Pan African development website Elicit Africa says while this is good news, it is too early to celebrate as the decline in poaching is not yet showing an impact on declining population numbers of Elephants across Africa. The situation in West and Central Africa is particularly worrying.
“Is it too soon to celebrate? Elephant poaching in Africa is on the decline but population numbers are also,” says Elicit Africa. The website quotes wildlife investigative journalist Adam Cruise writing for Conservation Action Trust (CAT). His report says Georgina Lamb, Programs and Policy Manager at David Shepherd Wildlife Foundation (DSWF), an organisation funding conservation projects in Africa, hails the decline in elephant poaching but also warns “we should proceed with caution on any early day celebrations. Overall elephant populations, from a continent-wide perspective, are still tragically in decline and at an alarmingly unsustainable rate meaning the race for survival is far from over”.
The CITES report admits that “Africa’s elephant populations continue to fall due to continued illegal killing, land transformation and rapid human expansion” while the Great Elephant Census reported last year that the population of African elephants has declined by 30% in just seven years. Overall elephant populations have likely to have continued to drop in 2016, according to DSWF.
At the same time, writes Cruise, 2016 recorded the highest level of seizures of illegally traded ivory by weight since commercial international trade was banned by CITES in 1989. And even though domestic legal ivory markets around the world are being closed and ivory prices are dropping, ivory processing in Africa for smuggling of finished products to Asia is still on the rise.
The seemingly contradictory figures in the report are based on new analyses of the CITES MIKE Program (Monitoring the Illegal Killing of Elephants) and the Elephant Trade Information System (ETIS). The two CITES programs base their findings on information on poaching collected by ranger patrols in only 60 MIKE sites across the entire continent.
On a gradual decline
According to the analysis, the overall trends in the poaching of African elephants revealed a sharp increase since 2006. Poaching elephants apparently peaked in 2011 but since then has stabilised and poaching is now in a ‘gradual decline’.
For example, the number of elephant carcass records from three MIKE sites in Tanzania, which has lost 60% of its elephant population since 2008, dropped by half in 2016 compared to 2015. A similar decline was recorded from a single site in Kenya.

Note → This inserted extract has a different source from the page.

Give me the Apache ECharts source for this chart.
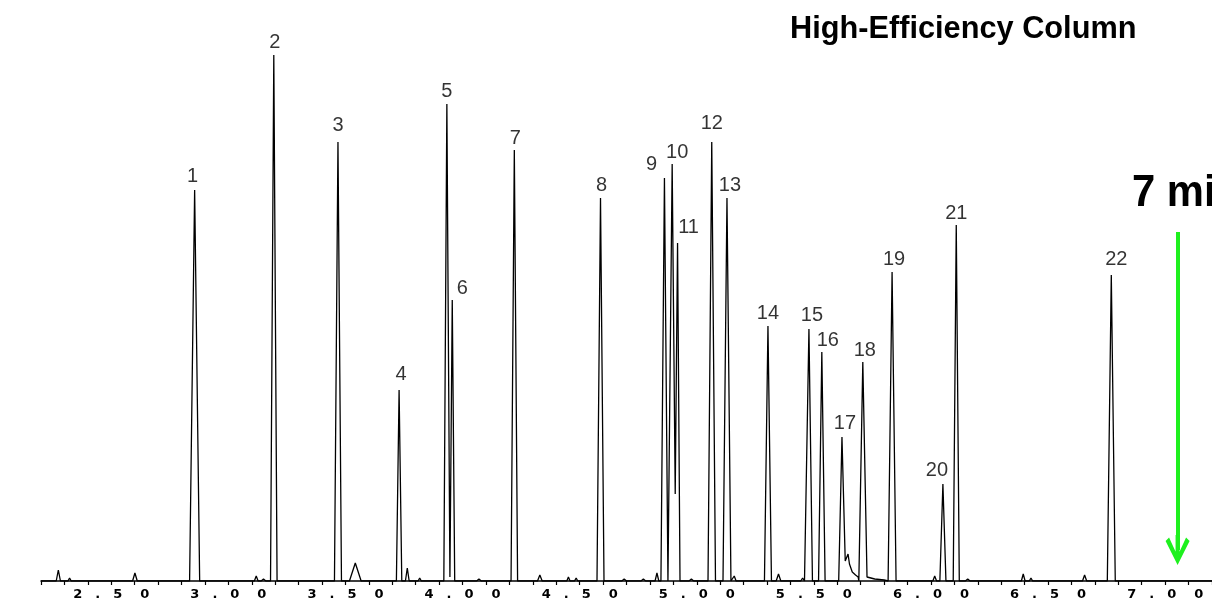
<!DOCTYPE html>
<html>
<head>
<meta charset="utf-8">
<script src="https://cdn.jsdelivr.net/npm/echarts@6/dist/echarts.min.js"></script>
<style>
  html, body { margin: 0; padding: 0; background: #fff; }
  #chart { width: 1212px; height: 610px; }
</style>
</head>
<body>
<div id="chart"></div>
<script>
// main peaks: name, retention time (min), height (detector units), base width (min)
const peakNames = ['1', '2', '3', '4', '5', '6', '7', '8', '9', '10', '11',
  '12', '13', '14', '15', '16', '17', '18', '19', '20', '21', '22'];
const peakTimes = [2.856, 3.194, 3.468, 3.729, 3.933, 3.956, 4.221, 4.589, 4.862, 4.895, 4.918,
  5.064, 5.129, 5.304, 5.479, 5.534, 5.620, 5.709, 5.834, 6.051, 6.108, 6.770];
const peakHeights = [391, 526, 439, 191, 477, 281, 431, 383, 403, 417, 338,
  439, 383, 255, 252, 229, 144, 219, 309, 97, 356, 306];
const peakWidths = [0.043, 0.028, 0.030, 0.023, 0.026, 0.021, 0.028, 0.030, 0.030, 0.021, 0.021,
  0.032, 0.034, 0.030, 0.030, 0.028, 0.028, 0.034, 0.034, 0.026, 0.026, 0.034];

// unresolved valleys / tails following a peak (index into the peak arrays)
const valleyAfter = [4, 9, 16, 17];
const valleyJoin = [true, true, false, false];
const valleyPoints = [
  [[3.946, 4]],
  [[4.908, 87]],
  [[5.634, 20], [5.646, 27], [5.652, 17], [5.664, 9], [5.678, 6], [5.689, 4]],
  [[5.727, 4], [5.760, 2], [5.800, 1]]
];

// small impurity bumps on the baseline
const minorTimes = [2.274, 2.322, 2.601, 3.119, 3.150, 3.542, 3.764, 3.817, 3.862, 4.070, 4.330, 4.380, 4.452,
  4.485, 4.690, 4.772, 4.830, 4.977, 5.160, 5.349, 5.452, 6.016, 6.157, 6.394, 6.427, 6.656];
const minorHeights = [11, 3, 8, 5, 2, 18, 13, 3, 2, 2, 6, 2, 4, 3, 2, 2, 8, 2, 5, 7, 3, 5, 2, 7, 3, 6];
const minorWidths = [0.018, 0.014, 0.020, 0.016, 0.020, 0.050, 0.016, 0.014, 0.014, 0.020, 0.020, 0.014, 0.014,
  0.014, 0.020, 0.020, 0.016, 0.020, 0.016, 0.020, 0.016, 0.016, 0.020, 0.016, 0.014, 0.018];

const tickLabels = ['2.50', '3.00', '3.50', '4.00', '4.50', '5.00', '5.50', '6.00', '6.50', '7.00'];
const runStart = 2.2;
const runEnd = 7.2;
const arrowTime = 7.053;

// label nudges (px) so numbers sit where the original put them
const labelDx = [-2, 1, 0, 2, 0, 10, 1, 1, -13, 5, 11, 0, 3, 0, 3, 6, 3, 2, 2, -6, 0, 5];
const labelDy = [-14, -13, -17, -16, -13, -12, -12, -13, -14, -12, -16, -19, -13, -13, -14, -12, -14, -12, -13, -14, -12, -16];

function buildTrace() {
  let pts = [[runStart, 0], [runEnd, 0]];
  for (let i = 0; i < minorTimes.length; i++) {
    let t = minorTimes[i], w = minorWidths[i] / 2;
    pts.push([t - w, 0], [t, minorHeights[i]], [t + w, 0]);
  }
  for (let i = 0; i < peakTimes.length; i++) {
    let t = peakTimes[i], w = peakWidths[i] / 2;
    let prev = valleyAfter.indexOf(i - 1);
    if (!(prev >= 0 && valleyJoin[prev])) pts.push([t - w, 0]);
    pts.push([t, peakHeights[i]]);
    let next = valleyAfter.indexOf(i);
    if (next >= 0) {
      valleyPoints[next].forEach(p => pts.push(p));
    } else {
      pts.push([t + w, 0]);
    }
  }
  pts.sort((a, b) => a[0] - b[0]);
  return pts;
}

function tickFormatter(v) {
  let s = v.toFixed(2);
  if (tickLabels.indexOf(s) < 0) return '';
  return s.split('').map(c => c === '.' ? '{p|.}' : '{d|' + c + '}').join('');
}

const chart = echarts.init(document.getElementById('chart'));

const labelData = peakTimes.map((t, i) => ({
  value: [t, peakHeights[i]],
  name: peakNames[i],
  label: { offset: [labelDx[i], labelDy[i]] }
}));

const option = {
  backgroundColor: '#fff',
  animation: false,
  grid: { left: 41, right: 0, top: 41, bottom: 29, outerBoundsMode: 'none', containLabel: false },
  xAxis: {
    type: 'value',
    min: runStart,
    max: runEnd,
    interval: 0.1,
    splitLine: { show: false },
    axisLine: { lineStyle: { color: '#000', width: 1.5 } },
    axisTick: { length: 4, lineStyle: { color: '#000', width: 1.2 } },
    axisLabel: {
      margin: 7,
      formatter: tickFormatter,
      rich: {
        d: { width: 27, align: 'center', fontSize: 13, fontWeight: 'bold', fontFamily: 'DejaVu Sans', color: '#000' },
        p: { width: 13, align: 'center', fontSize: 13, fontWeight: 'bold', fontFamily: 'DejaVu Sans', color: '#000' }
      }
    }
  },
  yAxis: { type: 'value', min: 0, max: 540, show: false },
  series: [
    {
      type: 'line',
      data: buildTrace(),
      showSymbol: false,
      lineStyle: { color: '#000', width: 1.3 },
      markLine: {
        silent: true,
        animation: false,
        label: { show: false },
        lineStyle: { color: '#1ef01e', width: 4, type: 'solid' },
        data: [[
          { coord: [arrowTime, 349], symbol: 'none' },
          {
            coord: [arrowTime, 31],
            symbol: 'path://M12,0 L24,24 L20.5,27.5 L12,9 L3.5,27.5 L0,24 Z M10,4 L14,4 L14,30 L10,30 Z',
            symbolSize: [24, 30]
          }
        ]]
      }
    },
    {
      type: 'scatter',
      data: labelData,
      symbolSize: 1,
      itemStyle: { color: 'rgba(0,0,0,0)' },
      label: {
        show: true,
        position: 'inside',
        formatter: p => p.name,
        fontFamily: 'Liberation Sans, Arial, sans-serif',
        fontSize: 20,
        color: '#000',
        textBorderWidth: 0
      }
    }
  ],
  graphic: [
    {
      type: 'text',
      x: 790, y: 13,
      scaleX: 0.96,
      style: {
        text: 'High-Efficiency Column',
        font: 'bold 32px "Liberation Sans"',
        fill: '#000',
        textVerticalAlign: 'top',
        verticalAlign: 'top'
      }
    },
    {
      type: 'text',
      x: 1132, y: 172,
      scaleX: 0.95,
      style: {
        text: '7 min',
        font: 'bold 44px "Liberation Sans"',
        fill: '#000',
        textVerticalAlign: 'top',
        verticalAlign: 'top'
      }
    }
  ]
};

chart.setOption(option);
</script>
</body>
</html>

John Scanlon, CITES Secretary-General, said that in “Eastern Africa…the analysis from 2016 concludes that overall poaching trends have now dropped to pre-2008 levels. This shows us what is possible through sustained and collective front-line enforcement and demand reduction efforts, coupled with strong political support.”
In southern Africa, Botswana still has the largest elephant population of any country in Africa, with over a third of the continent’s population, while, according to the report, elephant numbers in Namibia and South Africa have increased.
Central and West Africa – danger zone
In Central and West Africa, the levels of poaching remain dangerously high. In the last decade, according to the Great Elephant Census, elephant numbers have crashed to unsustainable levels in the Democratic Republic and Central African Republic and in some countries like northern parts of Cameroon elephants have almost become extinct.
In Zimbabwe, there has been a rise in cyanide poisoning of elephants in Hwange and much of the Zambezi Valley elephants have been declining dramatically. Mozambique has lost over half its elephants in the past decade, while areas in Zambia and Angola have recorded the highest carcass ratios – 75% dead to 25% live elephants.
Also, in contrast to the slight downward trend of elephant poaching, the analysis shows that in 2016 nearly 40-tons of ivory were seized globally. It is the largest number of illegal ivory seizures ever recorded. The overall weight of seized ivory in illegal trade is now nearly three times greater than what was observed in 2007.
“The upward trend in the amount of illegal ivory seized as compared to the gradual downward trend observed for elephant poaching since 2011 may reflect a scaled-up enforcement effort by customs and police and a more vigilant transport sector” says Scanlon. “There could also be time lags between poaching elephants and trafficking their ivory, or the entry into the illegal trade of ivory stockpiles.”
However, there is a growing concern and increasing evidence of more ivory slipping through undetected. According to the CITES report, ivory is being processed in Africa into carved objects by Asian nationals. These are being exported into smaller volumes carried through air check-in and carry-on luggage or couriers. This, says the report, “could potentially pose a serious threat, and adequate enforcement efforts to stem this illegal flow are to be deployed.”
“We should not underestimate the continued pressure and sophistication of poaching and trafficking rackets across the continent,” cautions Lamb, “ivory seizures are at their highest with record numbers of large-scale seizures intercepted despite growing international pressure and restricted trade legislation.”
The report will be analysed at the CITES Standing Committee at its forthcoming meeting in Geneva in November 2017. “DSWF will be fielding a team of experts at the meeting,” says Lamb, “where we will continue our fight on behalf of all African elephant population.”